### Directive
Set down each line of the data below exactly as it stands, dropping the pictures.
## start Data excerpt
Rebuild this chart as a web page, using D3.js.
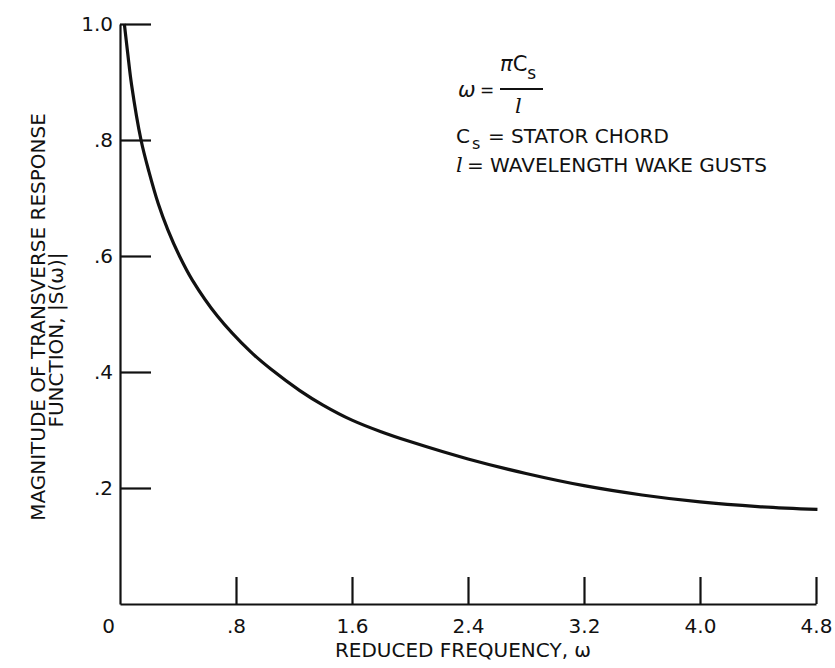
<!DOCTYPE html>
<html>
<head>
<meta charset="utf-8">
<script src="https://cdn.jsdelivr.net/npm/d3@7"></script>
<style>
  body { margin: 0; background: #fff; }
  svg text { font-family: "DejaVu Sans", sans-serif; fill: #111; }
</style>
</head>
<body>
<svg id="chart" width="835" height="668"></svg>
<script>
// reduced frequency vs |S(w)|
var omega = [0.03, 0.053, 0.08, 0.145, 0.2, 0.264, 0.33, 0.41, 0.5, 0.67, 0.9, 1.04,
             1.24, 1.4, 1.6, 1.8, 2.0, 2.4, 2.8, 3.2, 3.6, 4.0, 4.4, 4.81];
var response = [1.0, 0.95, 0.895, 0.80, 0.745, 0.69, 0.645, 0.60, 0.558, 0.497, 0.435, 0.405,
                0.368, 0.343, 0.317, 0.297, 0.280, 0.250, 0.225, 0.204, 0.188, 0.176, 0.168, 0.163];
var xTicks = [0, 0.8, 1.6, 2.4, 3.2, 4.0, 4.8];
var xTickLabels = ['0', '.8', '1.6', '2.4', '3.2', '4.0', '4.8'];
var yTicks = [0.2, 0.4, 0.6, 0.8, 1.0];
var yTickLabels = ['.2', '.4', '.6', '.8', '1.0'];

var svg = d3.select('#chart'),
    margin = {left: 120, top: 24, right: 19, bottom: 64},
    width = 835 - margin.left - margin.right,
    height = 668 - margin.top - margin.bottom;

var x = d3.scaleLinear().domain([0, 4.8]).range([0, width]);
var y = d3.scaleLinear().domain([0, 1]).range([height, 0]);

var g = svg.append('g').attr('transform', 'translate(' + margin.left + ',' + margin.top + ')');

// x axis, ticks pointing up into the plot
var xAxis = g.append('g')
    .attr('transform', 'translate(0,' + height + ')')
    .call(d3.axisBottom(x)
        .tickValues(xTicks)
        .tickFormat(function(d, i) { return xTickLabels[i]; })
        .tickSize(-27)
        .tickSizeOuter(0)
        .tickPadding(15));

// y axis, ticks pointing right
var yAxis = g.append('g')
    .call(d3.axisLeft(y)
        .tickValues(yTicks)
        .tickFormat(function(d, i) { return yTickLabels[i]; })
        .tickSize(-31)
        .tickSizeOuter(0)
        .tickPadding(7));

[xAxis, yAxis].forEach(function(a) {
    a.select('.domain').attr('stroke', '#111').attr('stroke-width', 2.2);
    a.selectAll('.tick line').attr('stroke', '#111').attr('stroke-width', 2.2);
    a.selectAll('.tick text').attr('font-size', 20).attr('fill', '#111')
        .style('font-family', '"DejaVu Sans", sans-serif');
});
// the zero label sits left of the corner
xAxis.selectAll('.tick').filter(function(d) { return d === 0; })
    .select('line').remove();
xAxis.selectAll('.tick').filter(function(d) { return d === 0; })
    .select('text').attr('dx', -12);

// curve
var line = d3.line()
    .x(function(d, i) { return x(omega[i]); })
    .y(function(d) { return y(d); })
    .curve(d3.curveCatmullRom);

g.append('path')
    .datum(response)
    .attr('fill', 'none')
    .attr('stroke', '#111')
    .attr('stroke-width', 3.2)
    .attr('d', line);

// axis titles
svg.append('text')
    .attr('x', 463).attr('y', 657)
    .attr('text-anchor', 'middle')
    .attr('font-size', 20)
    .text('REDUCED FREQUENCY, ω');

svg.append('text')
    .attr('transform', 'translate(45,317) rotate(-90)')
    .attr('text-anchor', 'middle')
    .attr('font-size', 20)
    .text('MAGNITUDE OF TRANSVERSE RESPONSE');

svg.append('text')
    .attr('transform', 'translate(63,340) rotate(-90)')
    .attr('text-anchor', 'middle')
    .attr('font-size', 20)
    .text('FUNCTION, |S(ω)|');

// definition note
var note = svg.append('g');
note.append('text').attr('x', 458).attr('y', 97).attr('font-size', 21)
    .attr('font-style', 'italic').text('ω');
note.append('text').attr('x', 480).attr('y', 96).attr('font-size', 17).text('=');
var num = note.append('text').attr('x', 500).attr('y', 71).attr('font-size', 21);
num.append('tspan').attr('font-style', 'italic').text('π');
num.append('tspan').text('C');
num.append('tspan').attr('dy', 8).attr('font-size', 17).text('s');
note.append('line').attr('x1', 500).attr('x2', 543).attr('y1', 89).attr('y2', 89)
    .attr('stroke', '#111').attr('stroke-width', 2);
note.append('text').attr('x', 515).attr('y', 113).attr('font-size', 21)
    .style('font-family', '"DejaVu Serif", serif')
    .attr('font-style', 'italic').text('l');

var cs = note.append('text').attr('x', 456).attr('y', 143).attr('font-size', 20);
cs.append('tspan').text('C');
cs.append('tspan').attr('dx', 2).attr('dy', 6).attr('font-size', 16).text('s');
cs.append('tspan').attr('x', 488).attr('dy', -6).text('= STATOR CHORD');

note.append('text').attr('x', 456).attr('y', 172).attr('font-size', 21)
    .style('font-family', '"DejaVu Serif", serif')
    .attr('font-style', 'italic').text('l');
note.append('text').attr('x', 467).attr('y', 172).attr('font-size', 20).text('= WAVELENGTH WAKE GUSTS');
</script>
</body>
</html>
## end Data excerpt
### Full solution
Rebuild this chart as a web page, using D3.js.
<!DOCTYPE html>
<html>
<head>
<meta charset="utf-8">
<script src="https://cdn.jsdelivr.net/npm/d3@7"></script>
<style>
  body { margin: 0; background: #fff; }
  svg text { font-family: "DejaVu Sans", sans-serif; fill: #111; }
</style>
</head>
<body>
<svg id="chart" width="835" height="668"></svg>
<script>
// reduced frequency vs |S(w)|
var omega = [0.03, 0.053, 0.08, 0.145, 0.2, 0.264, 0.33, 0.41, 0.5, 0.67, 0.9, 1.04,
             1.24, 1.4, 1.6, 1.8, 2.0, 2.4, 2.8, 3.2, 3.6, 4.0, 4.4, 4.81];
var response = [1.0, 0.95, 0.895, 0.80, 0.745, 0.69, 0.645, 0.60, 0.558, 0.497, 0.435, 0.405,
                0.368, 0.343, 0.317, 0.297, 0.280, 0.250, 0.225, 0.204, 0.188, 0.176, 0.168, 0.163];
var xTicks = [0, 0.8, 1.6, 2.4, 3.2, 4.0, 4.8];
var xTickLabels = ['0', '.8', '1.6', '2.4', '3.2', '4.0', '4.8'];
var yTicks = [0.2, 0.4, 0.6, 0.8, 1.0];
var yTickLabels = ['.2', '.4', '.6', '.8', '1.0'];

var svg = d3.select('#chart'),
    margin = {left: 120, top: 24, right: 19, bottom: 64},
    width = 835 - margin.left - margin.right,
    height = 668 - margin.top - margin.bottom;

var x = d3.scaleLinear().domain([0, 4.8]).range([0, width]);
var y = d3.scaleLinear().domain([0, 1]).range([height, 0]);

var g = svg.append('g').attr('transform', 'translate(' + margin.left + ',' + margin.top + ')');

// x axis, ticks pointing up into the plot
var xAxis = g.append('g')
    .attr('transform', 'translate(0,' + height + ')')
    .call(d3.axisBottom(x)
        .tickValues(xTicks)
        .tickFormat(function(d, i) { return xTickLabels[i]; })
        .tickSize(-27)
        .tickSizeOuter(0)
        .tickPadding(15));

// y axis, ticks pointing right
var yAxis = g.append('g')
    .call(d3.axisLeft(y)
        .tickValues(yTicks)
        .tickFormat(function(d, i) { return yTickLabels[i]; })
        .tickSize(-31)
        .tickSizeOuter(0)
        .tickPadding(7));

[xAxis, yAxis].forEach(function(a) {
    a.select('.domain').attr('stroke', '#111').attr('stroke-width', 2.2);
    a.selectAll('.tick line').attr('stroke', '#111').attr('stroke-width', 2.2);
    a.selectAll('.tick text').attr('font-size', 20).attr('fill', '#111')
        .style('font-family', '"DejaVu Sans", sans-serif');
});
// the zero label sits left of the corner
xAxis.selectAll('.tick').filter(function(d) { return d === 0; })
    .select('line').remove();
xAxis.selectAll('.tick').filter(function(d) { return d === 0; })
    .select('text').attr('dx', -12);

// curve
var line = d3.line()
    .x(function(d, i) { return x(omega[i]); })
    .y(function(d) { return y(d); })
    .curve(d3.curveCatmullRom);

g.append('path')
    .datum(response)
    .attr('fill', 'none')
    .attr('stroke', '#111')
    .attr('stroke-width', 3.2)
    .attr('d', line);

// axis titles
svg.append('text')
    .attr('x', 463).attr('y', 657)
    .attr('text-anchor', 'middle')
    .attr('font-size', 20)
    .text('REDUCED FREQUENCY, ω');

svg.append('text')
    .attr('transform', 'translate(45,317) rotate(-90)')
    .attr('text-anchor', 'middle')
    .attr('font-size', 20)
    .text('MAGNITUDE OF TRANSVERSE RESPONSE');

svg.append('text')
    .attr('transform', 'translate(63,340) rotate(-90)')
    .attr('text-anchor', 'middle')
    .attr('font-size', 20)
    .text('FUNCTION, |S(ω)|');

// definition note
var note = svg.append('g');
note.append('text').attr('x', 458).attr('y', 97).attr('font-size', 21)
    .attr('font-style', 'italic').text('ω');
note.append('text').attr('x', 480).attr('y', 96).attr('font-size', 17).text('=');
var num = note.append('text').attr('x', 500).attr('y', 71).attr('font-size', 21);
num.append('tspan').attr('font-style', 'italic').text('π');
num.append('tspan').text('C');
num.append('tspan').attr('dy', 8).attr('font-size', 17).text('s');
note.append('line').attr('x1', 500).attr('x2', 543).attr('y1', 89).attr('y2', 89)
    .attr('stroke', '#111').attr('stroke-width', 2);
note.append('text').attr('x', 515).attr('y', 113).attr('font-size', 21)
    .style('font-family', '"DejaVu Serif", serif')
    .attr('font-style', 'italic').text('l');

var cs = note.append('text').attr('x', 456).attr('y', 143).attr('font-size', 20);
cs.append('tspan').text('C');
cs.append('tspan').attr('dx', 2).attr('dy', 6).attr('font-size', 16).text('s');
cs.append('tspan').attr('x', 488).attr('dy', -6).text('= STATOR CHORD');

note.append('text').attr('x', 456).attr('y', 172).attr('font-size', 21)
    .style('font-family', '"DejaVu Serif", serif')
    .attr('font-style', 'italic').text('l');
note.append('text').attr('x', 467).attr('y', 172).attr('font-size', 20).text('= WAVELENGTH WAKE GUSTS');
</script>
</body>
</html>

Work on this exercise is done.